Task objective — A single run of lines is to be printed exactly: starting at the line with "Rebuild this chart" and ending at the line with "from matplotlib.ticker import", both included. Leave the pictures out.

Data for processing —
--

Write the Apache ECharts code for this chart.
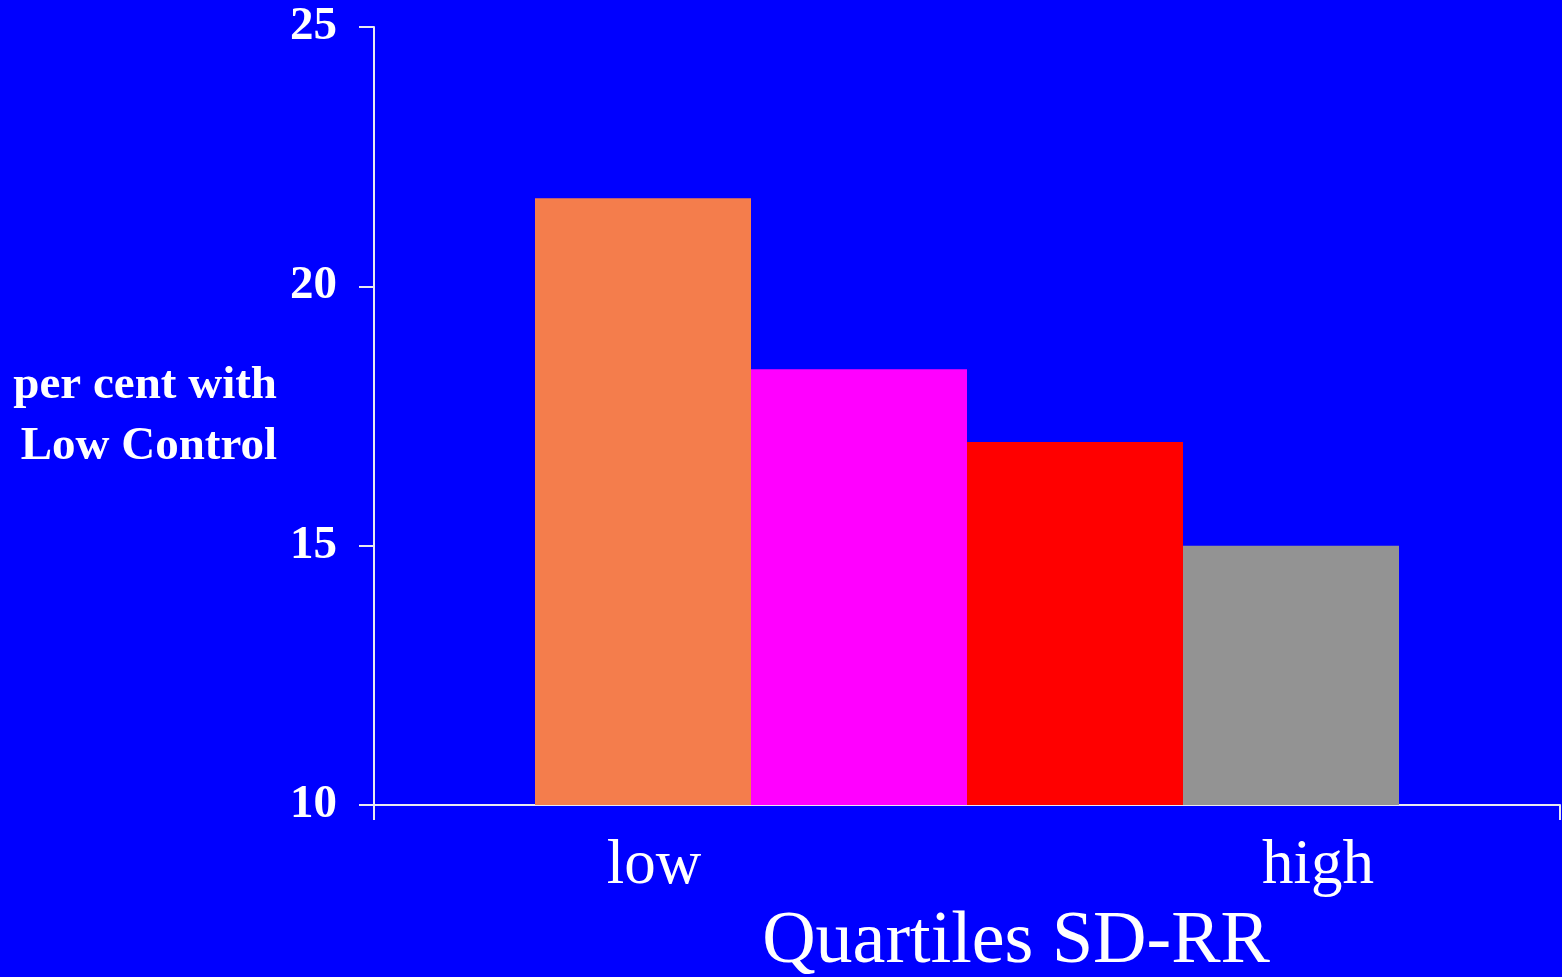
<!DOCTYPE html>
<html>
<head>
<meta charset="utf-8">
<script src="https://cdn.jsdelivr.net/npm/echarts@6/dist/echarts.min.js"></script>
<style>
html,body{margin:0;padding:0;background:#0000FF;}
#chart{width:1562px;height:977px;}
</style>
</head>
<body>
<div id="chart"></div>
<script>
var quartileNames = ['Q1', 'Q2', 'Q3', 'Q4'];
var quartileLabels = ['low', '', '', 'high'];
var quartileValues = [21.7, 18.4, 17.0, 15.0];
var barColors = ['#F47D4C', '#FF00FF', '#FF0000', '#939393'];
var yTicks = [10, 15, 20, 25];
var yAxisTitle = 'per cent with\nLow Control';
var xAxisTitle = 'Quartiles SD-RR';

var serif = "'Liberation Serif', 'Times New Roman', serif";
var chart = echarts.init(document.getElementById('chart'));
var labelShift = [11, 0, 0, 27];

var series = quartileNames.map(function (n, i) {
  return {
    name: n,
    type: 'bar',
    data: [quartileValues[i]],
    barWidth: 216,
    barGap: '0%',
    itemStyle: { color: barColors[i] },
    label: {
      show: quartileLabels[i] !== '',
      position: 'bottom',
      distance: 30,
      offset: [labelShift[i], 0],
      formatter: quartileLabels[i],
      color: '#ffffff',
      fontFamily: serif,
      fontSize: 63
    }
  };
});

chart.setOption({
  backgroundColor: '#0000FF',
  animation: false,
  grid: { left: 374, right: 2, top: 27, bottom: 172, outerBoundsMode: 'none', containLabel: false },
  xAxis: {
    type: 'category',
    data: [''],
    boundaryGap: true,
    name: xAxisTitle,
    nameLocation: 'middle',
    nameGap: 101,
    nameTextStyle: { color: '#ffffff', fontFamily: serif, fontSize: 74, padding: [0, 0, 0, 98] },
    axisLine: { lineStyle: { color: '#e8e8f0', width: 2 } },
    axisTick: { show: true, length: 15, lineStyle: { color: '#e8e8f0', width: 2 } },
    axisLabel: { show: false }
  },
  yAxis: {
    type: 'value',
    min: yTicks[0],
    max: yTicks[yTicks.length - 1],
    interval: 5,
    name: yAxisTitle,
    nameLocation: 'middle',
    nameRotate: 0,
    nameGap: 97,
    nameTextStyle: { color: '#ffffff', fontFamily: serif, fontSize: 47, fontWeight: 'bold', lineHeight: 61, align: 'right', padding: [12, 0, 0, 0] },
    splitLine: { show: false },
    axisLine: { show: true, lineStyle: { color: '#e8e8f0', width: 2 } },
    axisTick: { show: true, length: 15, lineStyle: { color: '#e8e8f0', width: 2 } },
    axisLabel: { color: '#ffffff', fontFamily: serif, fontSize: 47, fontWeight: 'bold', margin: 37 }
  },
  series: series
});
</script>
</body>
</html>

--

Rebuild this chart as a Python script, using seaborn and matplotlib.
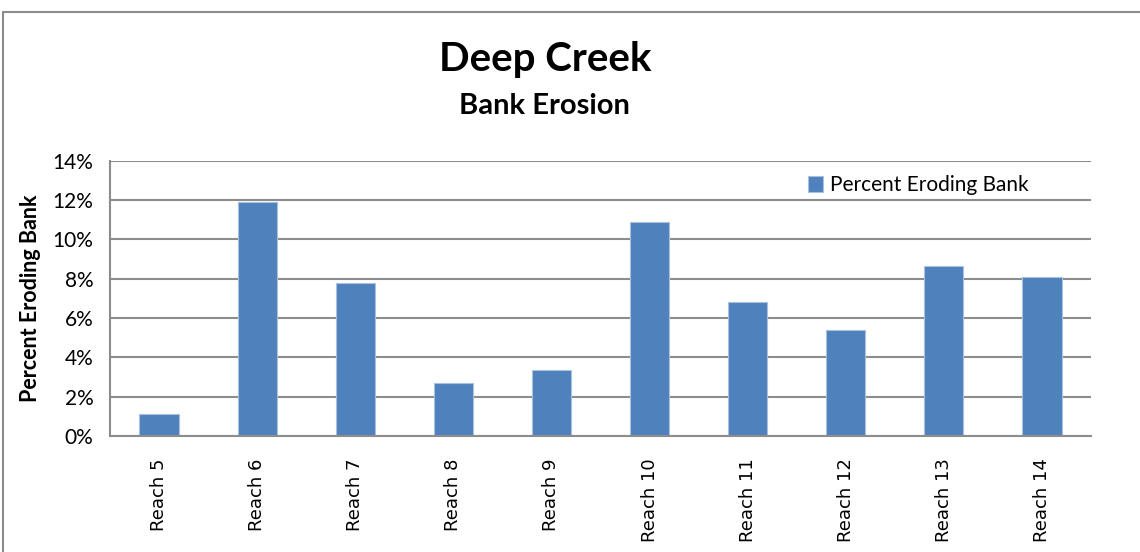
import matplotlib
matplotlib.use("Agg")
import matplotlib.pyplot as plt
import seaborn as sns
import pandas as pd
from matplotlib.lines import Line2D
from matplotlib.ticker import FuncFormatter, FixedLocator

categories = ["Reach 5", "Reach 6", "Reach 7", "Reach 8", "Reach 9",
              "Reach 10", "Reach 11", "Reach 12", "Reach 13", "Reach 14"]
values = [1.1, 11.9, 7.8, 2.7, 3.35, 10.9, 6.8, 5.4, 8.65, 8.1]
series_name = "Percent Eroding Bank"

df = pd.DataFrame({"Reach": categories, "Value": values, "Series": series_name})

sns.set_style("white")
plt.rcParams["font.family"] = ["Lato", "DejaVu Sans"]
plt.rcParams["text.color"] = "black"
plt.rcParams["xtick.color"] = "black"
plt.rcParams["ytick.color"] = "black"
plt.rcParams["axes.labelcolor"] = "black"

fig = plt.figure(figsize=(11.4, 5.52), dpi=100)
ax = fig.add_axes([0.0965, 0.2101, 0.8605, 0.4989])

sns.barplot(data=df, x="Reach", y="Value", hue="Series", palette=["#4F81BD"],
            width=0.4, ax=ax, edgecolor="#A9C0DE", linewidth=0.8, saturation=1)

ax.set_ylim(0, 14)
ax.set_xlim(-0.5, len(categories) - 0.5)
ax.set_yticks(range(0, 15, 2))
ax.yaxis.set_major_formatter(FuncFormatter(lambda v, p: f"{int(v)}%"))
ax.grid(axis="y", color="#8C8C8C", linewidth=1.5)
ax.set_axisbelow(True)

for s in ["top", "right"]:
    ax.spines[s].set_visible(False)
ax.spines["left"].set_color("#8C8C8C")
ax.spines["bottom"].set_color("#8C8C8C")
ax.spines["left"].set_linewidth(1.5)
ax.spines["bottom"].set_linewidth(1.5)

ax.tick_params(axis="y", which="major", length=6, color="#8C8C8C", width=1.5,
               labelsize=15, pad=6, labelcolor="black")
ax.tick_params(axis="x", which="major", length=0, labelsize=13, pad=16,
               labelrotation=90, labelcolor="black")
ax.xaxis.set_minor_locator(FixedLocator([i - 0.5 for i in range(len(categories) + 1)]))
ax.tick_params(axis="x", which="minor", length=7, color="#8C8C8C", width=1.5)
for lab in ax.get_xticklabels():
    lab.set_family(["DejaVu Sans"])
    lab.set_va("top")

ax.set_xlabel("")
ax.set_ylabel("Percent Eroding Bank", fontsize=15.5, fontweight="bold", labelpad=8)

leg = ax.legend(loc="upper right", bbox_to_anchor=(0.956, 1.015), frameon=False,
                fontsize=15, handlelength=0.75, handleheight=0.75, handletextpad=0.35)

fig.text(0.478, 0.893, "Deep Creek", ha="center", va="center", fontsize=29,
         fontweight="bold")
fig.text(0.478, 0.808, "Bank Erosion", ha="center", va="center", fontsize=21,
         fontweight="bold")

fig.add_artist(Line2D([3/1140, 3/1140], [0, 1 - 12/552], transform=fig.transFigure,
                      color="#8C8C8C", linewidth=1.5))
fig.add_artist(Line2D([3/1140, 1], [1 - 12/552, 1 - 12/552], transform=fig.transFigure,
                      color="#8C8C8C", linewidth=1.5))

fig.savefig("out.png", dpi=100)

--

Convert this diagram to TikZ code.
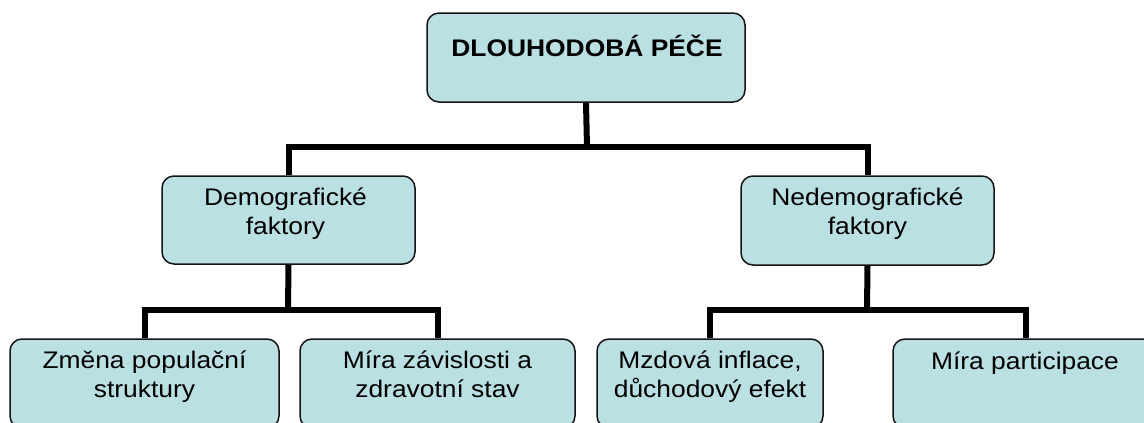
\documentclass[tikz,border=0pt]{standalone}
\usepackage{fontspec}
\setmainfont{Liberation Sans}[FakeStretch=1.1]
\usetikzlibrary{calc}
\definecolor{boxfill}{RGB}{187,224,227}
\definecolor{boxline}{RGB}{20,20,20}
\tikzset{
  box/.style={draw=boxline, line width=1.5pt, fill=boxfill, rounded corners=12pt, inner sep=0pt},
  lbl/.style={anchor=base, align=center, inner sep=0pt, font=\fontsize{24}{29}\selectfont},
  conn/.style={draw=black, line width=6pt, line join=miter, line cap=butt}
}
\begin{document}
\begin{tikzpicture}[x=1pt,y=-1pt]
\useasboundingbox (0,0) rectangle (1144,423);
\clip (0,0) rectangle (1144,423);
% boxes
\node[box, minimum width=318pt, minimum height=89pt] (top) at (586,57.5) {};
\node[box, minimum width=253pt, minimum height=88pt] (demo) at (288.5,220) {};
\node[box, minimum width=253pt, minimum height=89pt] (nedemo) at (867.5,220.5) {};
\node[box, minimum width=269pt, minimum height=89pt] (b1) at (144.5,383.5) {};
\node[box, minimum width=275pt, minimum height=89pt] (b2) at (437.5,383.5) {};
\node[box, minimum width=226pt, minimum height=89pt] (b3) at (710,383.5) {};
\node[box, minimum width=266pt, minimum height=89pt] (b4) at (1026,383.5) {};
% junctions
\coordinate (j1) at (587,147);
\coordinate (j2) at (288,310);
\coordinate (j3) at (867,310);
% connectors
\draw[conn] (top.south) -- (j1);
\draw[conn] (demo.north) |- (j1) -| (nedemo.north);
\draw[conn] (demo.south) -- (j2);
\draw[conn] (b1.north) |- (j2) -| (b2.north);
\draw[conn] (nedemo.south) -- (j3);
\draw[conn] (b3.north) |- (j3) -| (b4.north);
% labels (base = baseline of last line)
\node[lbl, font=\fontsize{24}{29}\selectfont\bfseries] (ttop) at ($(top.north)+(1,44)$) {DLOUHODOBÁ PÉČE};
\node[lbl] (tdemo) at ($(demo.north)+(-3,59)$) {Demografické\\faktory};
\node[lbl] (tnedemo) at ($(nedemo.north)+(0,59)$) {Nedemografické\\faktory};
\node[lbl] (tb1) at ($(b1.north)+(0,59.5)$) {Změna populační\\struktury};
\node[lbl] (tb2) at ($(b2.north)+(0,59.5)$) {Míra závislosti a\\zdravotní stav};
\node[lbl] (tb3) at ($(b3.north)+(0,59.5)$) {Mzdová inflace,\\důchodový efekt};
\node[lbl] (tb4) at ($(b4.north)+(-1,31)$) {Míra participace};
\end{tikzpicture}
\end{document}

--

Response to this task —
Rebuild this chart as a Python script, using seaborn and matplotlib.
import matplotlib
matplotlib.use("Agg")
import matplotlib.pyplot as plt
import seaborn as sns
import pandas as pd
from matplotlib.lines import Line2D
from matplotlib.ticker import FuncFormatter, FixedLocator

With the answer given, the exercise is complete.